Amount Limitations. Notwithstanding any other term of this Agreement or any other Loan Document, no Lender shall be required to make a Revolving Loan and no reduction of the Revolving Commitments pursuant to Section 2.10 shall take effect, if immediately after the making of such Loan or such reduction in the Revolving Commitments the aggregate principal amount of all outstanding Revolving Loans would exceed the aggregate amount of the Revolving Commitments at such time.

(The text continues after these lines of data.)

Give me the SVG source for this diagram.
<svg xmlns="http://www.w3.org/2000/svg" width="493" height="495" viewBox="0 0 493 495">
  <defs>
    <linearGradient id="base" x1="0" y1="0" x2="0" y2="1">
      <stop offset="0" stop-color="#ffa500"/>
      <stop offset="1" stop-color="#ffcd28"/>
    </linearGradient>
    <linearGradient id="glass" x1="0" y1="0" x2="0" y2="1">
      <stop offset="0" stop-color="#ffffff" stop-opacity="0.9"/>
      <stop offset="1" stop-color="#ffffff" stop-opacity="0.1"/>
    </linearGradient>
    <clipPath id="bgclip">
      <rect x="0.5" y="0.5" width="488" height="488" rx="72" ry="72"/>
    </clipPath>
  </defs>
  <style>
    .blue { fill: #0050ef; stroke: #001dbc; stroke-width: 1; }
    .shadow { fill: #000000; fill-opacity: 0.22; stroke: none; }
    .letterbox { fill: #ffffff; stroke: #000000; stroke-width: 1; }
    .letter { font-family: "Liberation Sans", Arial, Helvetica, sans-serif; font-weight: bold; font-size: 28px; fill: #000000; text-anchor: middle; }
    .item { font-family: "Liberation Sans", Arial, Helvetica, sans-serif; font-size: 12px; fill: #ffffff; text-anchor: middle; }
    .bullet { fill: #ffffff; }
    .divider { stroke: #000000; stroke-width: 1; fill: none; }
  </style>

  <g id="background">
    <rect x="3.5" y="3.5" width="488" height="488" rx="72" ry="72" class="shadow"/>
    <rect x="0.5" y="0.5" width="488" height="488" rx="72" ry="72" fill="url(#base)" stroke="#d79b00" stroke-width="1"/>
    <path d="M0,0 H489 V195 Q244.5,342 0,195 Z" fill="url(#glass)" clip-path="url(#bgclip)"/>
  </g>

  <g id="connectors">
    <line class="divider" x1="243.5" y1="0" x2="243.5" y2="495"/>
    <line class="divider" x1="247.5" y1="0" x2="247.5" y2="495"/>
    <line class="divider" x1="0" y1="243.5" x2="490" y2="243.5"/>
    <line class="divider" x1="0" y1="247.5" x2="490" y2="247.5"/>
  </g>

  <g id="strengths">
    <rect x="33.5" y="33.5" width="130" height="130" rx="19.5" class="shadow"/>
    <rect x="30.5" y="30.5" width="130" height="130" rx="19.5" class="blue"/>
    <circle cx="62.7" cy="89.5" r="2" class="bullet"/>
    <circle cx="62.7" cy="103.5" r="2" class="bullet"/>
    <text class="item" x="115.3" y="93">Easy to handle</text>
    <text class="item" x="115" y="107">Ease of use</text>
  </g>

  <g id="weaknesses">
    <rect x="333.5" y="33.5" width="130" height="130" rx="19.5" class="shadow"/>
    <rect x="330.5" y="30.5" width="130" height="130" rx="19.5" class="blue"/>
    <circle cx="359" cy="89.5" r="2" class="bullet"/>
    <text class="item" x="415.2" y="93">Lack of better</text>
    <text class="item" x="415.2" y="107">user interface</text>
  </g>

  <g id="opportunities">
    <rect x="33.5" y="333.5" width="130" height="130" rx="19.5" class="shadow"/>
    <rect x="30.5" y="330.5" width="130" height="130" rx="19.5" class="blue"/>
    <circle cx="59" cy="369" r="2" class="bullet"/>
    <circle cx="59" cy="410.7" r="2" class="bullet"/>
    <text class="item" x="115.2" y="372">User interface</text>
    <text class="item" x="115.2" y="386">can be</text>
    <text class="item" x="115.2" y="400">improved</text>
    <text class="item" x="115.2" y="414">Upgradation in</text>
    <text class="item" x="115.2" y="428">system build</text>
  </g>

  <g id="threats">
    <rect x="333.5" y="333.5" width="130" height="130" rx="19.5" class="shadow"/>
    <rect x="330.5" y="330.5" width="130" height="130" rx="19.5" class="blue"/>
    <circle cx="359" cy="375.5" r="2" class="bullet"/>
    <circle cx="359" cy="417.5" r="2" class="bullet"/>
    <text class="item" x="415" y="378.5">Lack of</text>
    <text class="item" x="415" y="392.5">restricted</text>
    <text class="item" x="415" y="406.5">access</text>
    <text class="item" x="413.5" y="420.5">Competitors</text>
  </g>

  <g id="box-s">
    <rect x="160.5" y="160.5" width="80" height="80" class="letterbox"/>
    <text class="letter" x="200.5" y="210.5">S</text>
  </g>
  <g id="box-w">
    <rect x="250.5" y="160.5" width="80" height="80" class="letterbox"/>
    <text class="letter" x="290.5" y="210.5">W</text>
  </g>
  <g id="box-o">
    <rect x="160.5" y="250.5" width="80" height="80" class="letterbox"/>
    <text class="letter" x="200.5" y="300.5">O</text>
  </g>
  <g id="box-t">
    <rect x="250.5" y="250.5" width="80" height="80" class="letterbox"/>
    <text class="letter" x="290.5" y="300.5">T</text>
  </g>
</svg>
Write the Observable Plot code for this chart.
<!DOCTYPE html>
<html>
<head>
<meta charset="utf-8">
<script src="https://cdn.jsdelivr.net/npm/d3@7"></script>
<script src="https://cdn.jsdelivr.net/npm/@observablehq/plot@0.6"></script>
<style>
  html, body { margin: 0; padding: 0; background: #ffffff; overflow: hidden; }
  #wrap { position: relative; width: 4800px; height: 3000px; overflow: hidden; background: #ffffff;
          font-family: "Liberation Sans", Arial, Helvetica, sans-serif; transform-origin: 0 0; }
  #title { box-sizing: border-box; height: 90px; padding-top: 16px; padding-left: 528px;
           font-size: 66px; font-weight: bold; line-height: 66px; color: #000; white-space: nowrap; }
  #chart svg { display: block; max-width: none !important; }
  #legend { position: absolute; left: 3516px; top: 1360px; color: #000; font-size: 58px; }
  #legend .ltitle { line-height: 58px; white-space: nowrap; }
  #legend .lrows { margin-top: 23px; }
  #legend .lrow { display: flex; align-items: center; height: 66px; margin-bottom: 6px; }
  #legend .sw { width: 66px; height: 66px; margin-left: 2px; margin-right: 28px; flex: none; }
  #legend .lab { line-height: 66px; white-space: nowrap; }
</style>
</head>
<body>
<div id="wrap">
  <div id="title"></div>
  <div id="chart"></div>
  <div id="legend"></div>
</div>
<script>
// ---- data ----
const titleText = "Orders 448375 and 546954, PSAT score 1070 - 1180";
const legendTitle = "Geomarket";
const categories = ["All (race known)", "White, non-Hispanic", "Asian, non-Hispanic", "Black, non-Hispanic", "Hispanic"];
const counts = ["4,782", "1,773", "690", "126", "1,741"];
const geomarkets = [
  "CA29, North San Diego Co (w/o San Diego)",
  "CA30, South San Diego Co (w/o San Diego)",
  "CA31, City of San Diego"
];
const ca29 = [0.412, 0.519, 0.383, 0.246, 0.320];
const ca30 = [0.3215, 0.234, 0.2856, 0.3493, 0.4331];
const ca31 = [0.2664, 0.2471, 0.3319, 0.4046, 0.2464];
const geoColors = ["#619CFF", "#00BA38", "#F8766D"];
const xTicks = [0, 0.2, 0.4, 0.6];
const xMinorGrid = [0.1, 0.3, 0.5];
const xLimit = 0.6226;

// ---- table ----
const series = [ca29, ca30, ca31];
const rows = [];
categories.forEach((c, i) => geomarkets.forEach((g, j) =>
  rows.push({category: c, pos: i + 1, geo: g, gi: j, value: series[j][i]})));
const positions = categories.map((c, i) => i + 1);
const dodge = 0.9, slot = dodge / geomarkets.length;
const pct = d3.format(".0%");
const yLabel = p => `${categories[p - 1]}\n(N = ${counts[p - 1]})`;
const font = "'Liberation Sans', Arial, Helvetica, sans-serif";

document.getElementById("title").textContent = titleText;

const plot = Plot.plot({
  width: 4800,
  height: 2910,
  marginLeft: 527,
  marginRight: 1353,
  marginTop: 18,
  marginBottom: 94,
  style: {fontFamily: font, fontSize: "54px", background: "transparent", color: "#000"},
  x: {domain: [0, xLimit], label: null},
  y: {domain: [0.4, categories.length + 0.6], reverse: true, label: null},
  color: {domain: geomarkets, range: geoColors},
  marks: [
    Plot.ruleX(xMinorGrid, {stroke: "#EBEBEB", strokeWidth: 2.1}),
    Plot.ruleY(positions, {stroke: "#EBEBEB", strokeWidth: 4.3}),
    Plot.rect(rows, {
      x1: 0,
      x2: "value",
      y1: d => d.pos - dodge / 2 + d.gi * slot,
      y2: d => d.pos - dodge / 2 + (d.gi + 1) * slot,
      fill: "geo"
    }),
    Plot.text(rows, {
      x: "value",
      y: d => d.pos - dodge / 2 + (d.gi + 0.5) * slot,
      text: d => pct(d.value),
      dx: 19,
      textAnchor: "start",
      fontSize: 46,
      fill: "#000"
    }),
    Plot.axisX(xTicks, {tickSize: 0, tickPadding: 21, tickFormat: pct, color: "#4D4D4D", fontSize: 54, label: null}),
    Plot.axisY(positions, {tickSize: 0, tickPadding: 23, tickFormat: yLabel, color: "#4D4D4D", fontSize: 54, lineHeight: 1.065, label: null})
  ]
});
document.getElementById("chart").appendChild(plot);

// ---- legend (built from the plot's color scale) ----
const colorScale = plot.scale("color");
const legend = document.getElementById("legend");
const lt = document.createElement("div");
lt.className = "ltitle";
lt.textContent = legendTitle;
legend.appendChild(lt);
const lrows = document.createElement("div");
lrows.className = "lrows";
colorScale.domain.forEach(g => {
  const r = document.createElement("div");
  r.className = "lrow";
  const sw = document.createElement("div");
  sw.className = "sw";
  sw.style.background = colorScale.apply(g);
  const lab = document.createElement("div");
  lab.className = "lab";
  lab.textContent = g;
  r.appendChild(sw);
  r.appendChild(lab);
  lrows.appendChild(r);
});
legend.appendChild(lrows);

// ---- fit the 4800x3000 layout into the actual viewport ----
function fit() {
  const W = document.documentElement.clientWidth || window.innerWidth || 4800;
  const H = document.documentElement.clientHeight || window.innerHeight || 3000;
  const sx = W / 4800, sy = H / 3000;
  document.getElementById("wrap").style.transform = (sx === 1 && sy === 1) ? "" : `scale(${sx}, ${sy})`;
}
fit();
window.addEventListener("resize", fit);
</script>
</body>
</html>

Amount Limitations. Notwithstanding any other term of this Agreement or any other Loan Document, no Lender shall be required to make a Loan (nor shall any Bid Rate Loan be made), the Agent shall not be required to issue a Letter of Credit and no reduction of the Commitments pursuant to Section 2.12. shall take effect, if immediately after the making of such Loan, the issuance of such Letter of Credit or such reduction in the Commitments: (a) the aggregate principal amount of all outstanding Revolving Loans, together with the aggregate principal amount of all outstanding Bid Rate Loans, the aggregate principal amount of all outstanding Swingline Loans and the aggregate amount of all Letter of Credit Liabilities, would exceed the aggregate amount of the Commitments at such time; or (b) the aggregate principal amount of all outstanding Bid Rate Loans would exceed 50% of the aggregate amount of the Commitments at such time; provided, however, that the Lenders may accept requests for Bid Rate Loans in an aggregate principal amount in excess of 50%, but not in excess of 75%, of the aggregate amount of the Commitments once per calendar quarter.